There are many different elements. One big factor is that many Ukrainian people came to Canada over a hundred years ago, and now their families are in their third, fourth, fifth generation here. 2016 marks the 125th anniversary of settlement. They moved into large block settlements where many of their neighbours were also Ukrainian, which incubated old-country traditions even on a passive level. That passive continuity is much more important than most people think. Ukrainians became an extroverted ethnic community quite early, and we developed quite a large political engagement in Canada. We also had a leadership who were interested in politics in Ukraine. Ukrainian nationalist organizations dominated in Canada, but our socialist voices were also significant in some settings. The character of the Ukrainian Canadian community is also affected by the fact that it is dispersed and diverse in many fairly isolated regional pockets across this enormous land. Ukrainian Canadian culture is like a layer cake, with four or five distinct revival movements in different periods, each with their own style and character and repertoire of symbols. The peasant baseline was overlaid by a strong nationally conscious community building effort in the interwar period. This layer was in turn somewhat eclipsed by the great energy of the post-WW2 immigrants, then again with the ethnic revival of the 70s that I mentioned earlier. And now the 4th and 5th waves of Ukrainian immigrants to Canada are proposing yet another repertoire of symbols and aesthetics and organizational style. There is a large population of Ukrainian Canadians that are very comfortable as Canadians but also very interested in being Ukrainians for all of the good things that this does for them. It grounds them in an intimate community, connects them internationally, provides opportunity for artistic expression, and provides all kinds of social and sometimes economic advantages. The Canadian Ukrainian community is very middle class, a big popular ethnic group, not the largest numerically, but one of the most visible and influential ethnic groups in Canada.
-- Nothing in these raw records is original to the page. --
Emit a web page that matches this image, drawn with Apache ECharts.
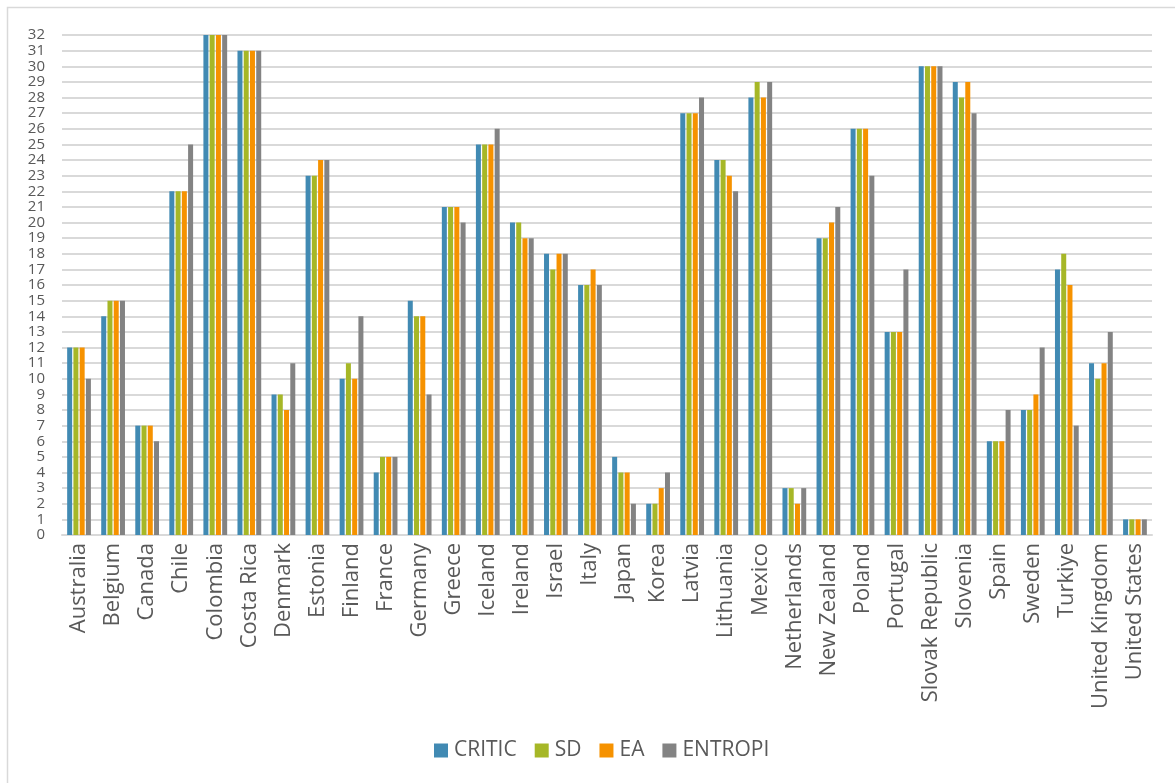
<!DOCTYPE html>
<html>
<head>
<meta charset="utf-8">
<script src="https://cdn.jsdelivr.net/npm/echarts@6/dist/echarts.min.js"></script>
<style>
  html, body { margin: 0; padding: 0; background: #ffffff; }
  #chart { width: 1175px; height: 783px; }
</style>
</head>
<body>
<div id="chart"></div>
<script>
// Country rankings under four weighting methods
const countries = ['Australia', 'Belgium', 'Canada', 'Chile', 'Colombia', 'Costa Rica', 'Denmark', 'Estonia',
  'Finland', 'France', 'Germany', 'Greece', 'Iceland', 'Ireland', 'Israel', 'Italy', 'Japan', 'Korea',
  'Latvia', 'Lithuania', 'Mexico', 'Netherlands', 'New Zealand', 'Poland', 'Portugal', 'Slovak Republic',
  'Slovenia', 'Spain', 'Sweden', 'Turkiye', 'United Kingdom', 'United States'];

const critic  = [12, 14, 7, 22, 32, 31, 9, 23, 10, 4, 15, 21, 25, 20, 18, 16, 5, 2, 27, 24, 28, 3, 19, 26, 13, 30, 29, 6, 8, 17, 11, 1];
const sd      = [12, 15, 7, 22, 32, 31, 9, 23, 11, 5, 14, 21, 25, 20, 17, 16, 4, 2, 27, 24, 29, 3, 19, 26, 13, 30, 28, 6, 8, 18, 10, 1];
const ea      = [12, 15, 7, 22, 32, 31, 8, 24, 10, 5, 14, 21, 25, 19, 18, 17, 4, 3, 27, 23, 28, 2, 20, 26, 13, 30, 29, 6, 9, 16, 11, 1];
const entropi = [10, 15, 6, 25, 32, 31, 11, 24, 14, 5, 9, 20, 26, 19, 18, 16, 2, 4, 28, 22, 29, 3, 21, 23, 17, 30, 27, 8, 12, 7, 13, 1];

const seriesNames = ['CRITIC', 'SD', 'EA', 'ENTROPI'];
const seriesColors = ['#418AB3', '#A6B727', '#F69200', '#838383'];
const seriesData = [critic, sd, ea, entropi];

const chart = echarts.init(document.getElementById('chart'), null, { renderer: 'canvas' });

const font = '"Open Sans", "Noto Sans", sans-serif';

chart.setOption({
  backgroundColor: '#ffffff',
  animation: false,
  textStyle: { fontFamily: font },
  graphic: [{
    type: 'rect',
    shape: { x: 7.5, y: 7.5, width: 1200, height: 800 },
    style: { fill: 'none', stroke: '#d9d9d9', lineWidth: 1.5 },
    silent: true
  }],
  grid: { left: 62, right: 23, top: 35, bottom: 248, containLabel: false },
  legend: {
    data: seriesNames,
    left: 429,
    top: 735,
    itemWidth: 14,
    itemHeight: 14,
    itemGap: 18,
    icon: 'rect',
    textStyle: { fontSize: 21, color: '#595959', fontFamily: font, padding: [0, 0, 0, 1] }
  },
  xAxis: {
    type: 'category',
    data: countries,
    axisLine: { show: true, lineStyle: { color: '#d9d9d9', width: 2 } },
    axisTick: { show: false },
    axisLabel: {
      interval: 0,
      rotate: 90,
      fontSize: 22,
      color: '#595959',
      margin: 8,
      fontFamily: font
    }
  },
  yAxis: {
    type: 'value',
    min: 0,
    max: 32,
    interval: 1,
    axisLine: { show: false },
    axisTick: { show: false },
    axisLabel: { fontSize: 15, color: '#595959', margin: 17, fontFamily: font },
    splitLine: { lineStyle: { color: '#d9d9d9', width: 2 } }
  },
  series: seriesNames.map((name, i) => ({
    name: name,
    type: 'bar',
    data: seriesData[i],
    barWidth: 5,
    barGap: '25%',
    itemStyle: { color: seriesColors[i] }
  }))
});
</script>
</body>
</html>
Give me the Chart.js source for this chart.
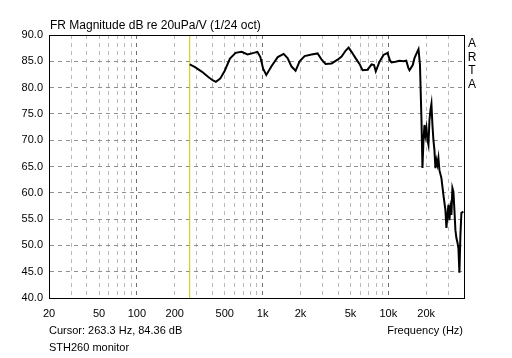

Does the expression of the identity change over the time, like from 1970s until today?
Yes, very much. Perhaps, one of the biggest differences between the 1970s and today is our contact with Ukraine. We were in the Cold War in the ‘60s and in ‘70s, so the Ukrainian community in Canada was living largely in isolation from Ukraine, with a few important connections back and forth. But then in the ‘80s the Iron Curtain broke down and the Soviet Union was falling apart. We witnessed a huge increase in travelling back and forth that changed Ukrainian culture in Canada profoundly. I think it changed Ukrainian culture somewhat in Ukraine as well, but it certainly changed Ukrainian Canadian culture. In Ukrainian dance, you can see big differences very clearly, and also in many other forms of cultural expression. And now, in the last ten or fifteen years, a new generation is rising, with their own aesthetics values, and priorities. They seem to have different interest in ethnicity, and it is changing again. Each generation changes very strongly. We can study these changes for a long time, and for which we have great resources at the Kule Folklore Centre.
Speaking about the academic studies, what are the differences in folklore studies in Ukrainian universities and here, in North America?
Hmm, folklore studies… There are several ways to define folklore studies. I think, the character of the field is quite different in Canada and in the United States, as compared to Eastern Europe, including Ukraine. In Ukraine, folklore studies grew in association with romantic nationalism, and the national consciousness movement, especially in the 19th century, with an almost exclusive focus on peasant traditions. So, in Ukraine, folklore is very much defined by the study of village life and demonstrating ancient origins for Ukrainian culture. Soviet folklore studies expanded a bit beyond peasants to include urban working class culture, but in other ways, they remained quite conservative and classical for most of the 20th century. That’s not the only foundation for folklore studies but that’s the dominant one in Ukraine, I would say, still until today.
In North America, folklore studies were also connected with nation building but American nation building, less of a nation-state and more of a multicultural, or maybe melting pot, perspective. In North America, as in England, they shifted sooner away from archaic peasant culture and into exploring industrial and post-industrial content. Emphasis was and is much less on ancient origins, but on the functioning of unofficial elements in culture: tradition, transmission, variation, expressive strategies, cultural interactions. North American folk groups may well be based on ethnic or national minorities, but are just as likely to be other societal subgroups, urban as well as rural: occupational categories, gender, age groups, belief groups, communities united by geography or particular experiences, special interests. I like the term vernacular culture for what American folklorists are interested in. Quite fundamentally different questions are being asked. So, the disciplines have the same name but they are really quite different. They overlap, of course.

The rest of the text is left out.